◆ **Data excerpt**:
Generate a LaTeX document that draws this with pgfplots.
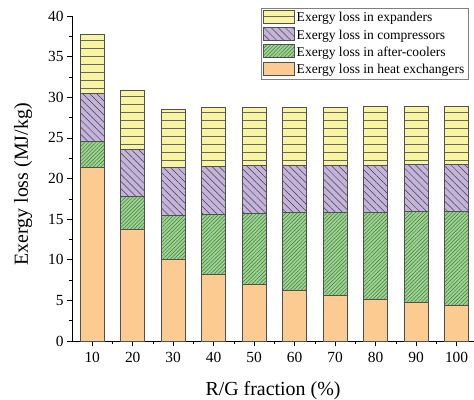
\documentclass[border=0pt]{standalone}
\usepackage{fontspec}
\setmainfont{Liberation Serif}
\usepackage{pgfplots}
\usepackage{pgfplotstable}
\pgfplotsset{compat=1.18}
\usetikzlibrary{patterns.meta}
\definecolor{heC}{HTML}{FBCB92}
\definecolor{acC}{HTML}{9ED393}
\definecolor{coC}{HTML}{C4B4DB}
\definecolor{exC}{HTML}{F9F4A2}
\definecolor{edgeC}{HTML}{505050}
\definecolor{acLine}{HTML}{3F7A3A}
\pgfplotstableread{
x he ac co ex
0 21.4 3.2 5.9 7.2
1 13.7 4.1 5.8 7.2
2 10.0 5.5 5.9 7.1
3 8.2 7.4 5.9 7.2
4 7.0 8.7 5.9 7.15
5 6.2 9.6 5.8 7.2
6 5.6 10.2 5.85 7.15
7 5.1 10.75 5.8 7.2
8 4.7 11.2 5.8 7.15
9 4.4 11.5 5.8 7.2
}\data
\pgfplotsset{
  mybar/.style={draw=edgeC, line width=0.7pt,
    legend image code/.code={\draw[##1] (0bp,-5bp) rectangle (31bp,8bp);}},
}
\begin{document}
\begin{tikzpicture}
\begin{axis}[
  scale only axis, width=402bp, height=325bp,
  ybar stacked, bar width=24bp,
  xmin=-0.5, xmax=9.43, ymin=0, ymax=40,
  xtick={0,...,9}, xticklabels={10,20,30,40,50,60,70,80,90,100},
  minor xtick={0.5,1.5,...,8.5},
  ytick={0,5,...,40}, minor ytick={2.5,7.5,...,37.5},
  axis x line*=bottom, axis y line*=left,
  tick align=outside, major tick length=5bp, minor tick length=3bp,
  tick style={black, line width=0.6pt},
  axis line style={black, line width=0.7pt},
  /pgf/number format/assume math mode=true,
  xlabel={R/G fraction (\%)}, ylabel={Exergy loss (MJ/kg)},
  label style={font=\fontsize{20}{22}\selectfont},
  xlabel style={yshift=-12bp},
  ylabel style={yshift=9bp, xshift=-6bp},
  tick label style={font=\fontsize{15.5}{17}\selectfont},
  xticklabel style={yshift=-3bp},
  legend cell align=left, reverse legend,
  legend style={at={(rel axis cs:0.985,1.025)}, anchor=north east,
    draw=gray, font=\fontsize{13.6}{15}\selectfont, inner sep=1.5bp,
    row sep=1.5bp},
]
\addplot[mybar, fill=heC] table[x=x,y=he]{\data};
\addplot[mybar, fill=acC, postaction={pattern={Lines[angle=45,distance=2.6bp,line width=0.5pt]}, pattern color=acLine}] table[x=x,y=ac]{\data};
\addplot[mybar, fill=coC, postaction={pattern={Lines[angle=-45,distance=5bp,line width=0.5pt]}, pattern color=black!75}] table[x=x,y=co]{\data};
\addplot[mybar, fill=exC, postaction={pattern={Lines[angle=0,distance=8bp,line width=0.5pt]}, pattern color=black!60}] table[x=x,y=ex]{\data};
\legend{Exergy loss in heat exchangers, Exergy loss in after-coolers, Exergy loss in compressors, Exergy loss in expanders}
\end{axis}
\pgfresetboundingbox
\path[use as bounding box] ([xshift=-72bp,yshift=-59bp]current axis.south west) rectangle ([yshift=16bp]current axis.north east);
\end{tikzpicture}
\end{document}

◆ **Task to carry out**: Extract the full listing exactly, with the pictures left out.

◆ **Solution for this task**:
Generate a LaTeX document that draws this with pgfplots.
\documentclass[border=0pt]{standalone}
\usepackage{fontspec}
\setmainfont{Liberation Serif}
\usepackage{pgfplots}
\usepackage{pgfplotstable}
\pgfplotsset{compat=1.18}
\usetikzlibrary{patterns.meta}
\definecolor{heC}{HTML}{FBCB92}
\definecolor{acC}{HTML}{9ED393}
\definecolor{coC}{HTML}{C4B4DB}
\definecolor{exC}{HTML}{F9F4A2}
\definecolor{edgeC}{HTML}{505050}
\definecolor{acLine}{HTML}{3F7A3A}
\pgfplotstableread{
x he ac co ex
0 21.4 3.2 5.9 7.2
1 13.7 4.1 5.8 7.2
2 10.0 5.5 5.9 7.1
3 8.2 7.4 5.9 7.2
4 7.0 8.7 5.9 7.15
5 6.2 9.6 5.8 7.2
6 5.6 10.2 5.85 7.15
7 5.1 10.75 5.8 7.2
8 4.7 11.2 5.8 7.15
9 4.4 11.5 5.8 7.2
}\data
\pgfplotsset{
  mybar/.style={draw=edgeC, line width=0.7pt,
    legend image code/.code={\draw[##1] (0bp,-5bp) rectangle (31bp,8bp);}},
}
\begin{document}
\begin{tikzpicture}
\begin{axis}[
  scale only axis, width=402bp, height=325bp,
  ybar stacked, bar width=24bp,
  xmin=-0.5, xmax=9.43, ymin=0, ymax=40,
  xtick={0,...,9}, xticklabels={10,20,30,40,50,60,70,80,90,100},
  minor xtick={0.5,1.5,...,8.5},
  ytick={0,5,...,40}, minor ytick={2.5,7.5,...,37.5},
  axis x line*=bottom, axis y line*=left,
  tick align=outside, major tick length=5bp, minor tick length=3bp,
  tick style={black, line width=0.6pt},
  axis line style={black, line width=0.7pt},
  /pgf/number format/assume math mode=true,
  xlabel={R/G fraction (\%)}, ylabel={Exergy loss (MJ/kg)},
  label style={font=\fontsize{20}{22}\selectfont},
  xlabel style={yshift=-12bp},
  ylabel style={yshift=9bp, xshift=-6bp},
  tick label style={font=\fontsize{15.5}{17}\selectfont},
  xticklabel style={yshift=-3bp},
  legend cell align=left, reverse legend,
  legend style={at={(rel axis cs:0.985,1.025)}, anchor=north east,
    draw=gray, font=\fontsize{13.6}{15}\selectfont, inner sep=1.5bp,
    row sep=1.5bp},
]
\addplot[mybar, fill=heC] table[x=x,y=he]{\data};
\addplot[mybar, fill=acC, postaction={pattern={Lines[angle=45,distance=2.6bp,line width=0.5pt]}, pattern color=acLine}] table[x=x,y=ac]{\data};
\addplot[mybar, fill=coC, postaction={pattern={Lines[angle=-45,distance=5bp,line width=0.5pt]}, pattern color=black!75}] table[x=x,y=co]{\data};
\addplot[mybar, fill=exC, postaction={pattern={Lines[angle=0,distance=8bp,line width=0.5pt]}, pattern color=black!60}] table[x=x,y=ex]{\data};
\legend{Exergy loss in heat exchangers, Exergy loss in after-coolers, Exergy loss in compressors, Exergy loss in expanders}
\end{axis}
\pgfresetboundingbox
\path[use as bounding box] ([xshift=-72bp,yshift=-59bp]current axis.south west) rectangle ([yshift=16bp]current axis.north east);
\end{tikzpicture}
\end{document}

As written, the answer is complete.